Plotting code records —
==*==

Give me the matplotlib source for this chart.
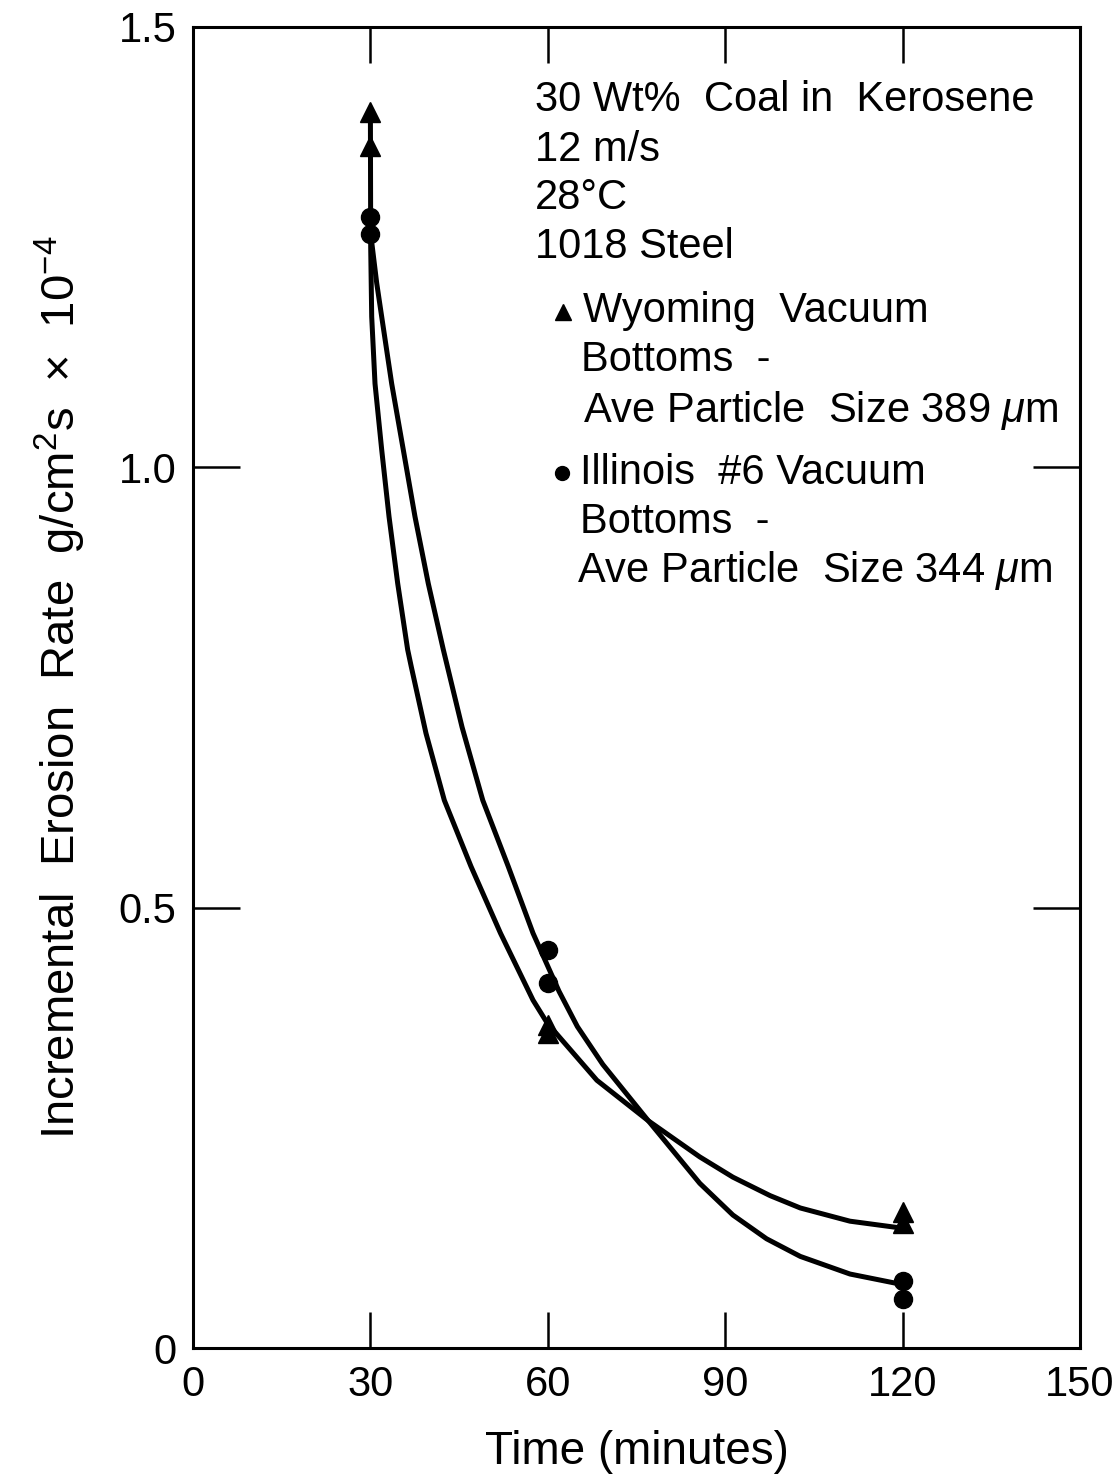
import matplotlib
matplotlib.use('Agg')
import matplotlib.pyplot as plt

plt.rcParams['font.family'] = ['Liberation Sans', 'DejaVu Sans']
plt.rcParams['mathtext.fontset'] = 'custom'
plt.rcParams['mathtext.rm'] = 'Liberation Sans'
plt.rcParams['mathtext.it'] = 'Liberation Sans:italic'

# measured points
wyo_time = [30, 30, 60, 60, 120, 120]
wyo_rate = [1.403, 1.365, 0.367, 0.358, 0.154, 0.142]
ill_time = [30, 30, 60, 60, 120, 120]
ill_rate = [1.284, 1.265, 0.452, 0.414, 0.076, 0.056]

# fitted curves
wyo_fit_time = [30, 30.05, 30.22, 30.78, 31.91, 33.15, 34.62, 36.3, 36.9, 39.4, 42.5, 47.0,
                52.0, 57.5, 59.9, 68.3, 77, 85.7, 91.3, 97.6, 102.7, 111.1, 120]
wyo_fit_rate = [1.403, 1.25, 1.171, 1.095, 1.020, 0.944, 0.868, 0.793, 0.774, 0.698, 0.622, 0.547,
                0.471, 0.395, 0.369, 0.304, 0.258, 0.217, 0.194, 0.173, 0.159, 0.144, 0.136]
ill_fit_time = [30, 31.07, 31.91, 33.6, 35.56, 37.54, 39.79, 42.33, 45.5, 49.0, 53.3, 57.5,
                61.9, 65.0, 69.3, 77, 85.7, 91.3, 97.0, 102.7, 111.1, 120]
ill_fit_rate = [1.268, 1.209, 1.171, 1.095, 1.020, 0.944, 0.868, 0.793, 0.705, 0.622, 0.547, 0.471,
                0.405, 0.365, 0.322, 0.258, 0.187, 0.151, 0.124, 0.104, 0.084, 0.072]

x_ticks = [0, 30, 60, 90, 120, 150]
y_ticks = [0, 0.5, 1.0, 1.5]
y_tick_labels = ['0', '0.5', '1.0', '1.5']

W, H = 1115, 1480
fig = plt.figure(figsize=(W / 100, H / 100), dpi=100)
ax = fig.add_axes([193 / W, 1 - 1348 / H, (1080 - 193) / W, (1348 - 27) / H])


def px(x, y):
    return x / W, 1 - y / H


ax.plot(wyo_fit_time, wyo_fit_rate, color='black', linewidth=3.6,
        solid_capstyle='round', solid_joinstyle='round')
ax.plot(ill_fit_time, ill_fit_rate, color='black', linewidth=3.6,
        solid_capstyle='round', solid_joinstyle='round')
ax.plot(wyo_time, wyo_rate, linestyle='none', marker='^', markersize=14, color='black')
ax.plot(ill_time, ill_rate, linestyle='none', marker='o', markersize=13, color='black')

ax.set_xlim(0, 150)
ax.set_ylim(0, 1.5)
ax.set_xticks(x_ticks)
ax.set_yticks(y_ticks)
ax.set_yticklabels(y_tick_labels)
ax.tick_params(direction='in', length=26, width=1.8, labelsize=30, top=True, right=True, pad=12)
ax.tick_params(axis='y', length=34)
for s in ax.spines.values():
    s.set_linewidth(2.2)

ax.set_xlabel('Time (minutes)', fontsize=33, labelpad=18)
ax.set_ylabel(r'Incremental  Erosion  Rate  g/cm$^2$s  $\times$  10$^{-4}$', fontsize=34, labelpad=22)

fs = 30
lines = [
    (535, 100, '30 Wt%  Coal in  Kerosene'),
    (535, 150, '12 m/s'),
    (535, 198, '28°C'),
    (535, 247, '1018 Steel'),
    (583, 311, 'Wyoming  Vacuum'),
    (581, 360, 'Bottoms  -'),
    (583, 410, r'Ave Particle  Size 389 $\mu$m'),
    (580, 473, 'Illinois  #6 Vacuum'),
    (580, 522, 'Bottoms  -'),
    (577, 571, r'Ave Particle  Size 344 $\mu$m'),
]
for x, y, t in lines:
    fig.text(*px(x, y), t, fontsize=fs, ha='left', va='center')

fig.lines.append(plt.Line2D([px(563, 0)[0]], [px(0, 312)[1]], marker='^', markersize=12,
                            color='black', transform=fig.transFigure))
fig.lines.append(plt.Line2D([px(562, 0)[0]], [px(0, 473)[1]], marker='o', markersize=10,
                            color='black', transform=fig.transFigure))

fig.savefig('out.png', dpi=100, facecolor='white')
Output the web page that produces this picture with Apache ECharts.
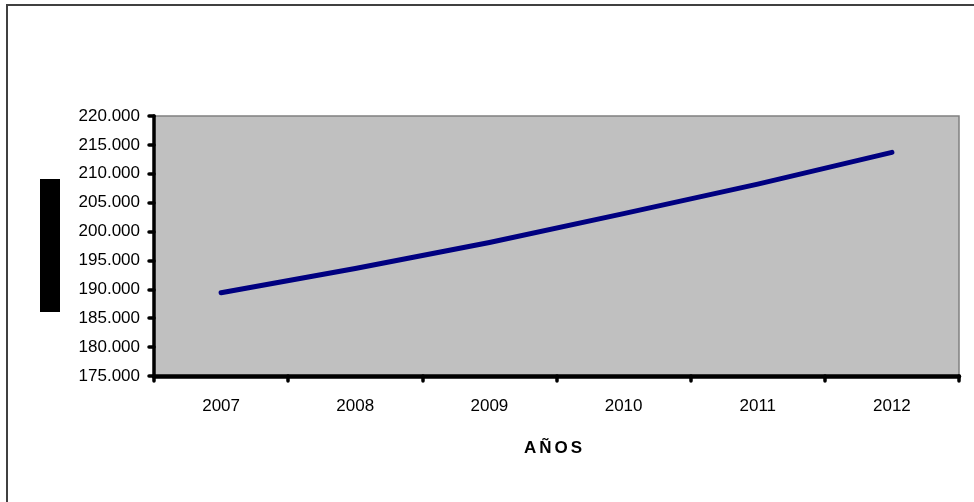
<!DOCTYPE html>
<html>
<head>
<meta charset="utf-8">
<script src="https://cdn.jsdelivr.net/npm/echarts@6/dist/echarts.min.js"></script>
<style>
  html, body { margin: 0; padding: 0; background: #fff; }
  #chart { width: 974px; height: 502px; }
</style>
</head>
<body>
<div id="chart"></div>
<script>
// Población por año
const years = ['2007', '2008', '2009', '2010', '2011', '2012'];
const poblacion = [189400, 193600, 198100, 203100, 208200, 213700];
const yMin = 175000;
const yMax = 220000;
const yStep = 5000;
const xTitle = 'AÑOS';

// 220000 -> "220.000"
function fmt(v) {
  return String(Math.round(v)).replace(/\B(?=(\d{3})+(?!\d))/g, '.');
}

// spaced-out axis title: each letter as its own rich-text run
const spacedTitle = xTitle.split('').map(ch => '{l|' + ch + '}').join('');

const chart = echarts.init(document.getElementById('chart'), null, { renderer: 'canvas' });

chart.setOption({
  animation: false,
  backgroundColor: '#ffffff',
  textStyle: { fontFamily: 'Liberation Sans, Arial, sans-serif' },
  grid: {
    left: 154,
    right: 15,
    top: 116,
    bottom: 126,
    show: true,
    backgroundColor: '#C0C0C0',
    borderColor: '#808080',
    borderWidth: 1.5
  },
  xAxis: {
    type: 'category',
    data: years,
    boundaryGap: true,
    axisLine: { show: true, lineStyle: { color: '#000', width: 4.5, cap: 'round' } },
    axisTick: { show: true, alignWithLabel: false, length: 5, lineStyle: { color: '#000', width: 3.5, cap: 'round' } },
    axisLabel: { color: '#000', fontSize: 17, margin: 22, fontFamily: 'Liberation Sans, Arial, sans-serif' },
    splitLine: { show: false }
  },
  yAxis: {
    type: 'value',
    min: yMin,
    max: yMax,
    interval: yStep,
    axisLine: { show: true, lineStyle: { color: '#000', width: 3.5, cap: 'round' } },
    axisTick: { show: true, length: 5, lineStyle: { color: '#000', width: 3.5, cap: 'round' } },
    axisLabel: { color: '#000', fontSize: 17, margin: 14, formatter: fmt, fontFamily: 'Liberation Sans, Arial, sans-serif' },
    splitLine: { show: false }
  },
  series: [{
    type: 'line',
    data: poblacion,
    showSymbol: false,
    symbol: 'none',
    lineStyle: { color: '#000080', width: 5, cap: 'round', join: 'round' }
  }],
  graphic: [
    {
      type: 'rect',
      z: 0,
      shape: { x: 7, y: 5, width: 1000, height: 520 },
      style: { fill: 'none', stroke: '#404040', lineWidth: 2 }
    },
    {
      type: 'rect',
      shape: { x: 40, y: 179, width: 20, height: 133 },
      style: { fill: '#000' }
    },
    {
      type: 'text',
      x: 553,
      y: 448,
      style: {
        text: spacedTitle,
        fill: '#000',
        align: 'center',
        verticalAlign: 'middle',
        rich: {
          l: {
            fontFamily: 'Liberation Sans, Arial, sans-serif',
            fontWeight: 'bold',
            fontSize: 17,
            color: '#000',
            padding: [0, 1.5]
          }
        }
      }
    }
  ]
});
</script>
</body>
</html>
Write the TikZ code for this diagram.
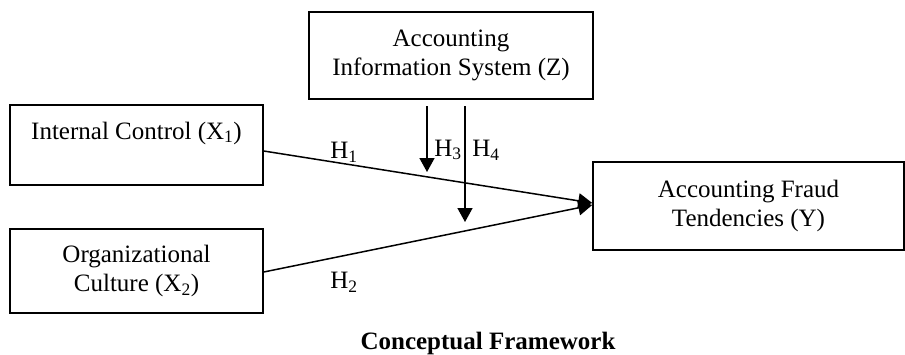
\documentclass[tikz,border=0pt]{standalone}
\usepackage{fontspec}
\setmainfont{Liberation Serif}
\usetikzlibrary{arrows.meta}
\begin{document}
\begin{tikzpicture}[x=1pt,y=-1pt,
  box/.style={draw,line width=1.5pt,inner sep=0pt,align=center,font=\fontsize{25}{29}\selectfont},
  lbl/.style={inner sep=0pt,font=\fontsize{25}{29}\selectfont},
  conn/.style={line width=1.5pt,-{Triangle[length=14pt,width=15pt]}}]
\useasboundingbox (0,0) rectangle (905,354);
\node[box,minimum width=284pt,minimum height=87pt] (z) at (451,55.5) {Accounting\\Information System (Z)};
\node[box,minimum width=253pt,minimum height=80pt] (x1) at (136.5,145) {Internal Control (X\textsubscript{1})\\\mbox{}};
\node[box,minimum width=253pt,minimum height=84pt] (x2) at (136.5,271) {Organizational\\Culture (X\textsubscript{2})};
\node[box,minimum width=311pt,minimum height=88pt] (y) at (748.5,206) {Accounting Fraud\\Tendencies (Y)};
\coordinate (h3s) at (427,106);
\coordinate (h3e) at (427,172);
\coordinate (h4s) at (465,106);
\coordinate (h4e) at (465,222);
\draw[conn] ([yshift=-6pt]x1.east) -- ([yshift=3pt]y.west);
\draw[conn] ([yshift=-1pt]x2.east) -- ([yshift=1pt]y.west);
\draw[conn] (h3s) -- (h3e);
\draw[conn] (h4s) -- (h4e);
\node[lbl] (l1) at (344,152) {H\textsubscript{1}};
\node[lbl] (l2) at (344,282) {H\textsubscript{2}};
\node[lbl] (l3) at (448,150) {H\textsubscript{3}};
\node[lbl] (l4) at (486,150) {H\textsubscript{4}};
\node[lbl,font=\fontsize{25}{29}\selectfont\bfseries] (t) at (488,343) {Conceptual Framework};
\end{tikzpicture}
\end{document}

==*==

PROBLEM TO WORK ON — Check each line above for the word "this" and give the number of lines that have it, nothing else.

OUTPUT — 3